## [DATA SECTION]
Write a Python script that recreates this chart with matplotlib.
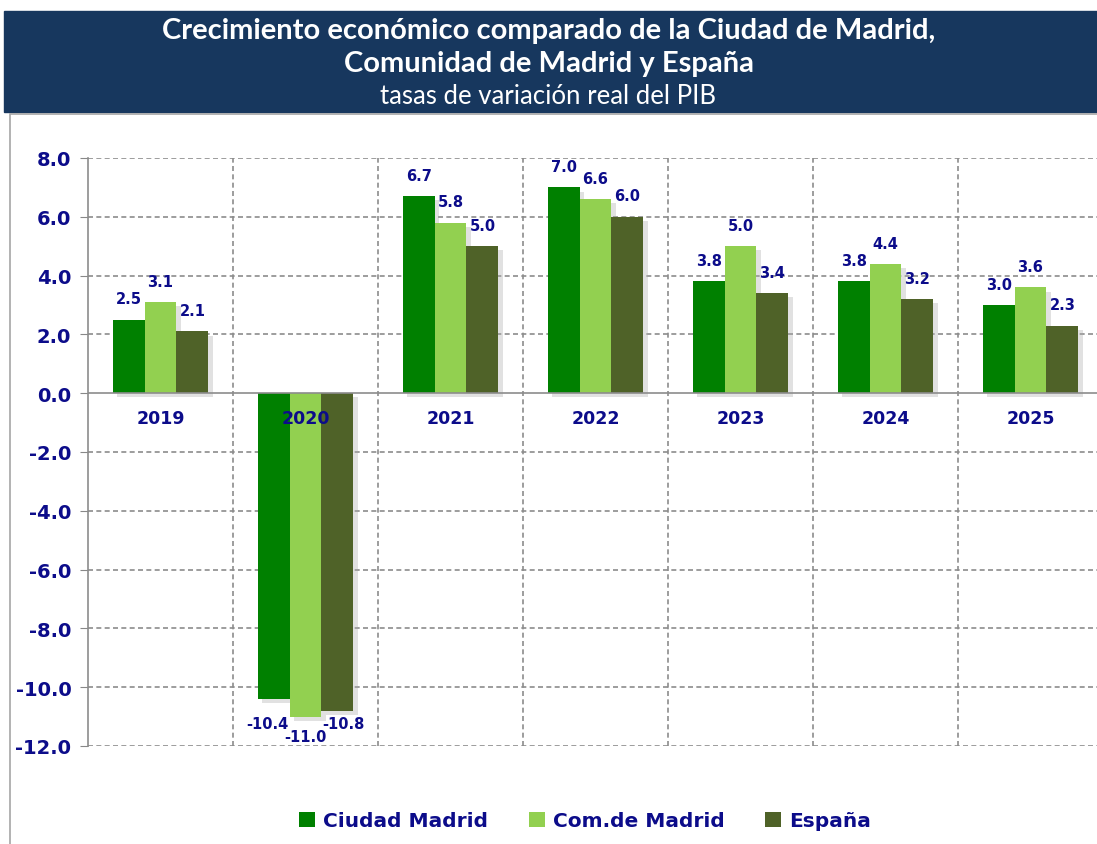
import matplotlib.pyplot as plt
import matplotlib.patheffects as pe
from matplotlib.patches import Rectangle
import numpy as np

# data
years = ["2019", "2020", "2021", "2022", "2023", "2024", "2025"]
ciudad = [2.5, -10.4, 6.7, 7.0, 3.8, 3.8, 3.0]
comunidad = [3.1, -11.0, 5.8, 6.6, 5.0, 4.4, 3.6]
espana = [2.1, -10.8, 5.0, 6.0, 3.4, 3.2, 2.3]
series_names = ["Ciudad Madrid", "Com.de Madrid", "España"]
colors = ["#008000", "#92D050", "#4F6228"]
navy = "#0C0C8A"

fig = plt.figure(figsize=(10.97, 8.45), dpi=100)

# title banner
fig.patches.append(Rectangle((4 / 1097, 1 - 113 / 845), 1, 101 / 845,
                             transform=fig.transFigure, color="#17375E", zorder=0))
fig.text(0.5, 1 - 31 / 845, "Crecimiento económico comparado de la Ciudad de Madrid,",
         ha="center", va="center", color="white", fontsize=21, fontweight="bold", family="Lato")
fig.text(0.5, 1 - 64 / 845, "Comunidad de Madrid y España",
         ha="center", va="center", color="white", fontsize=21, fontweight="bold", family="Lato")
fig.text(0.5, 1 - 97 / 845, "tasas de variación real del PIB",
         ha="center", va="center", color="white", fontsize=18.5, family="Lato")

# outer frame of the chart area
fig.patches.append(Rectangle((10 / 1097, -0.01), 1.0, 1 - 115 / 845 + 0.01,
                             transform=fig.transFigure, fill=False, edgecolor="#A6A6A6",
                             linewidth=1.2, zorder=0))

ax = fig.add_axes([88 / 1097, 1 - 747 / 845, 1015 / 1097, (747 - 159) / 845])
x = np.arange(len(years))
w = 0.22
shadow = [pe.SimplePatchShadow(offset=(3, -3), shadow_rgbFace="#AAAAAA", alpha=0.35), pe.Normal()]
all_vals = [ciudad, comunidad, espana]
for i, (vals, name, c) in enumerate(zip(all_vals, series_names, colors)):
    bars = ax.bar(x + (i - 1) * w, vals, w, color=c, label=name, zorder=3)
    for b in bars:
        b.set_path_effects(shadow)
    for j, (xi, v) in enumerate(zip(x + (i - 1) * w, vals)):
        if v >= 0:
            ax.annotate(f"{v:.1f}", (xi, v), xytext=(0, 15), textcoords="offset points",
                        ha="center", va="center", color=navy, fontsize=10.5, fontweight="bold")
        else:
            # negative labels sit below the lowest bar of the group, middle one staggered down
            low = min(s[j] for s in all_vals)
            dy = -14 if i == 1 else -5
            ax.annotate(f"{v:.1f}", (xi + (i - 1) * 0.04, low), xytext=(0, dy),
                        textcoords="offset points", ha="center", va="center", color=navy,
                        fontsize=10.5, fontweight="bold")

ax.set_xlim(-0.5, 6.5)
ax.set_ylim(-12, 8)
ax.set_yticks(np.arange(-12, 8.1, 2))
ax.set_yticklabels([f"{t:.1f}" for t in np.arange(-12, 8.1, 2)])
ax.tick_params(axis="y", length=6, color="#888888", labelcolor=navy, labelsize=14, pad=6)
for lab in ax.get_yticklabels():
    lab.set_fontweight("bold")

# category labels sit just below the zero line
ax.set_xticks([])
for xi, yr in zip(x, years):
    ax.annotate(yr, (xi, 0), xytext=(0, -18), textcoords="offset points", ha="center",
                va="center", color=navy, fontsize=12.5, fontweight="bold", zorder=5)

ax.grid(False)
for yv in np.arange(-12, 8.1, 2):
    if yv != 0:
        ax.axhline(yv, color="#8C8C8C", linestyle=(0, (3, 2)), linewidth=1.2, zorder=1)
for xv in np.arange(0.5, 6.5, 1):
    ax.axvline(xv, color="#8C8C8C", linestyle=(0, (3, 2)), linewidth=1.2, zorder=1)
ax.axhline(0, color="#8C8C8C", linewidth=1.2, zorder=4)
for s in ["top", "right", "bottom"]:
    ax.spines[s].set_visible(False)
ax.spines["left"].set_color("#8C8C8C")
ax.spines["left"].set_linewidth(1.2)

leg = fig.legend(loc="center", bbox_to_anchor=(585 / 1097, 1 - 822 / 845), ncol=3, frameon=False,
                 handlelength=0.8, handleheight=0.8, columnspacing=2.0, handletextpad=0.4,
                 prop={"size": 14.5, "weight": "bold"}, labelcolor=navy)
for h in leg.legend_handles:
    h.set_path_effects([])

fig.savefig("out.png", dpi=100)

## [PROBLEM DETAILS]
Print the whole listing above once more, word for word, without its pictures.

## [COMPLETE OUTPUT]
Write a Python script that recreates this chart with matplotlib.
import matplotlib.pyplot as plt
import matplotlib.patheffects as pe
from matplotlib.patches import Rectangle
import numpy as np

# data
years = ["2019", "2020", "2021", "2022", "2023", "2024", "2025"]
ciudad = [2.5, -10.4, 6.7, 7.0, 3.8, 3.8, 3.0]
comunidad = [3.1, -11.0, 5.8, 6.6, 5.0, 4.4, 3.6]
espana = [2.1, -10.8, 5.0, 6.0, 3.4, 3.2, 2.3]
series_names = ["Ciudad Madrid", "Com.de Madrid", "España"]
colors = ["#008000", "#92D050", "#4F6228"]
navy = "#0C0C8A"

fig = plt.figure(figsize=(10.97, 8.45), dpi=100)

# title banner
fig.patches.append(Rectangle((4 / 1097, 1 - 113 / 845), 1, 101 / 845,
                             transform=fig.transFigure, color="#17375E", zorder=0))
fig.text(0.5, 1 - 31 / 845, "Crecimiento económico comparado de la Ciudad de Madrid,",
         ha="center", va="center", color="white", fontsize=21, fontweight="bold", family="Lato")
fig.text(0.5, 1 - 64 / 845, "Comunidad de Madrid y España",
         ha="center", va="center", color="white", fontsize=21, fontweight="bold", family="Lato")
fig.text(0.5, 1 - 97 / 845, "tasas de variación real del PIB",
         ha="center", va="center", color="white", fontsize=18.5, family="Lato")

# outer frame of the chart area
fig.patches.append(Rectangle((10 / 1097, -0.01), 1.0, 1 - 115 / 845 + 0.01,
                             transform=fig.transFigure, fill=False, edgecolor="#A6A6A6",
                             linewidth=1.2, zorder=0))

ax = fig.add_axes([88 / 1097, 1 - 747 / 845, 1015 / 1097, (747 - 159) / 845])
x = np.arange(len(years))
w = 0.22
shadow = [pe.SimplePatchShadow(offset=(3, -3), shadow_rgbFace="#AAAAAA", alpha=0.35), pe.Normal()]
all_vals = [ciudad, comunidad, espana]
for i, (vals, name, c) in enumerate(zip(all_vals, series_names, colors)):
    bars = ax.bar(x + (i - 1) * w, vals, w, color=c, label=name, zorder=3)
    for b in bars:
        b.set_path_effects(shadow)
    for j, (xi, v) in enumerate(zip(x + (i - 1) * w, vals)):
        if v >= 0:
            ax.annotate(f"{v:.1f}", (xi, v), xytext=(0, 15), textcoords="offset points",
                        ha="center", va="center", color=navy, fontsize=10.5, fontweight="bold")
        else:
            # negative labels sit below the lowest bar of the group, middle one staggered down
            low = min(s[j] for s in all_vals)
            dy = -14 if i == 1 else -5
            ax.annotate(f"{v:.1f}", (xi + (i - 1) * 0.04, low), xytext=(0, dy),
                        textcoords="offset points", ha="center", va="center", color=navy,
                        fontsize=10.5, fontweight="bold")

ax.set_xlim(-0.5, 6.5)
ax.set_ylim(-12, 8)
ax.set_yticks(np.arange(-12, 8.1, 2))
ax.set_yticklabels([f"{t:.1f}" for t in np.arange(-12, 8.1, 2)])
ax.tick_params(axis="y", length=6, color="#888888", labelcolor=navy, labelsize=14, pad=6)
for lab in ax.get_yticklabels():
    lab.set_fontweight("bold")

# category labels sit just below the zero line
ax.set_xticks([])
for xi, yr in zip(x, years):
    ax.annotate(yr, (xi, 0), xytext=(0, -18), textcoords="offset points", ha="center",
                va="center", color=navy, fontsize=12.5, fontweight="bold", zorder=5)

ax.grid(False)
for yv in np.arange(-12, 8.1, 2):
    if yv != 0:
        ax.axhline(yv, color="#8C8C8C", linestyle=(0, (3, 2)), linewidth=1.2, zorder=1)
for xv in np.arange(0.5, 6.5, 1):
    ax.axvline(xv, color="#8C8C8C", linestyle=(0, (3, 2)), linewidth=1.2, zorder=1)
ax.axhline(0, color="#8C8C8C", linewidth=1.2, zorder=4)
for s in ["top", "right", "bottom"]:
    ax.spines[s].set_visible(False)
ax.spines["left"].set_color("#8C8C8C")
ax.spines["left"].set_linewidth(1.2)

leg = fig.legend(loc="center", bbox_to_anchor=(585 / 1097, 1 - 822 / 845), ncol=3, frameon=False,
                 handlelength=0.8, handleheight=0.8, columnspacing=2.0, handletextpad=0.4,
                 prop={"size": 14.5, "weight": "bold"}, labelcolor=navy)
for h in leg.legend_handles:
    h.set_path_effects([])

fig.savefig("out.png", dpi=100)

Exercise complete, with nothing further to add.